2012'ye yaklaştıkça, (esasen önümüzdeki yılın ardından) tüm hızıyla yaşanacak olan değişim/dönüşüm'ün, 'eskinin sonu' anlamına geleceğini daha önce söylemiştik. Burada tayin edici soru, 'Eski' denen şeyin ne olduğudur. Mübarek ÇKP iktidarı, liberalizme alternatif kooperatist (sosyalist) ekonominn en barbar türünü uygularken, dünyadaki değişime ayak uydurup neoliberalleşerek hayatta kalabildi. ABD de neoliberalizmin eski merkezi. ABD'nin ne kadar kötü durumda olduğu ve bıçak sırtında yaşadığı malum. Ama ABD ve Batı'da işleyen demokrasiler, toplumları kapitalizmin ötesine/ertesine taşıyabilme ihtimaline sahipler. Demokrasinin kapitalizm dairesinde kurulmuş, sadece bir "Ehven-i Şer" olduğunu düşünen biri olarak, bu yarışta şekilsel Doğu Demokrasileri'nin yarı yolda kalacağını düşünüyorum. Sadece seçim yaparak demokrasi olduğunu iddia etme devri sona eriyor. Bunun çok somut da bir nedeni var: Devletler halkı kontrol edemiyor artık. Delet gücünün belli bir sınırı olduğu anlaşıldı. Günümüzde halkın elinin altındaki teknoloji ve her türlü beceri, devletin kontrolünden kolayca sıyrılabiliryor ve bunu geriye döndürmek mümkün değil. Artık insanların ikna edilmesi ve evrensel insani değerler ön plana çıkıyor, onlar son sözü söylüyor -kuşkusuz olumlu bir gelişmedir. "Halkın İktidarı" olduğu yalanını söyleyen bütün totaliter ahbap/çavuş/parti rejimleri tehdit altında. ÇKP korkmakta haklı. O halde değişim/dönüşüm, sadece ekonomisi çok bozuk yerlerle sınırlı olmayacak demektir, tıpkı Türkiye'de de olduğu gibi. Burada da yeni tesis edilmiş ama tam oturmamış bir tek-adam rejimi hüküm sürüyor ama kurulur kurulmaz sallanmaya başladı. Bu olgu, Türklerin demokrasi anlayışının sanıldığından daha sağlam olduğunu ve Ortadoğu özentisi tek adamcı totaliter tek parti iktidarlarını sarsıp değiştirecek güce sahip olduğunu gösteriyor.

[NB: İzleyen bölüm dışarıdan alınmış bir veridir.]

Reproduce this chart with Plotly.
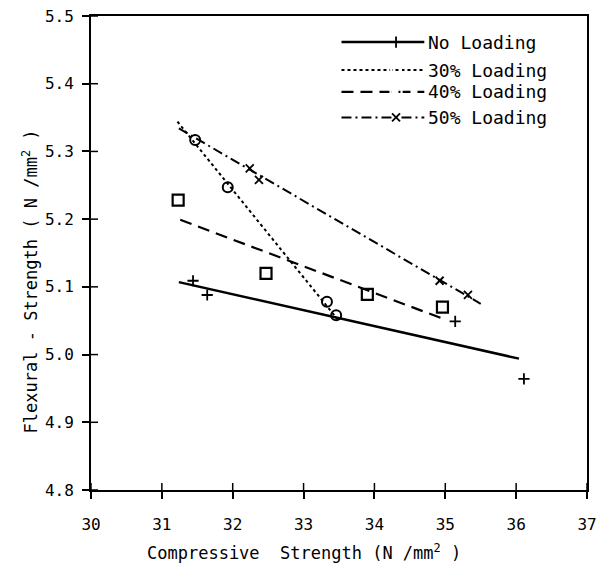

Eskiden Türkiye'de de "Halk Devrimleri"nden çok bahsedilirdi, ama buna asla inanılmazdı. Sol hareketler de özünde -küçük burjuvazinin- entelektüel hareketleriydi. Bütün Komünist Partileri gibi ÇKP de bir entelektüel kulüp olarak kuruldu. Ama şimdi ilk kez halk, hem de öndere falan ihtiyaç duymadan ayaklanabiliyor ve iktidarları değiştirebiliyor. Türkiye'de ne olur?
Türkiye'de bir 'Yasemin Devrimi' olursa, baş rol oyuncusu herhalde Kürtler ve öğrenciler olacaktır. Çin'deki 'Yasemin Devrimi' ise batı eyaletlerinden ve büyük şehirlerdeki gençlerden gelebilir gibi görünüyor.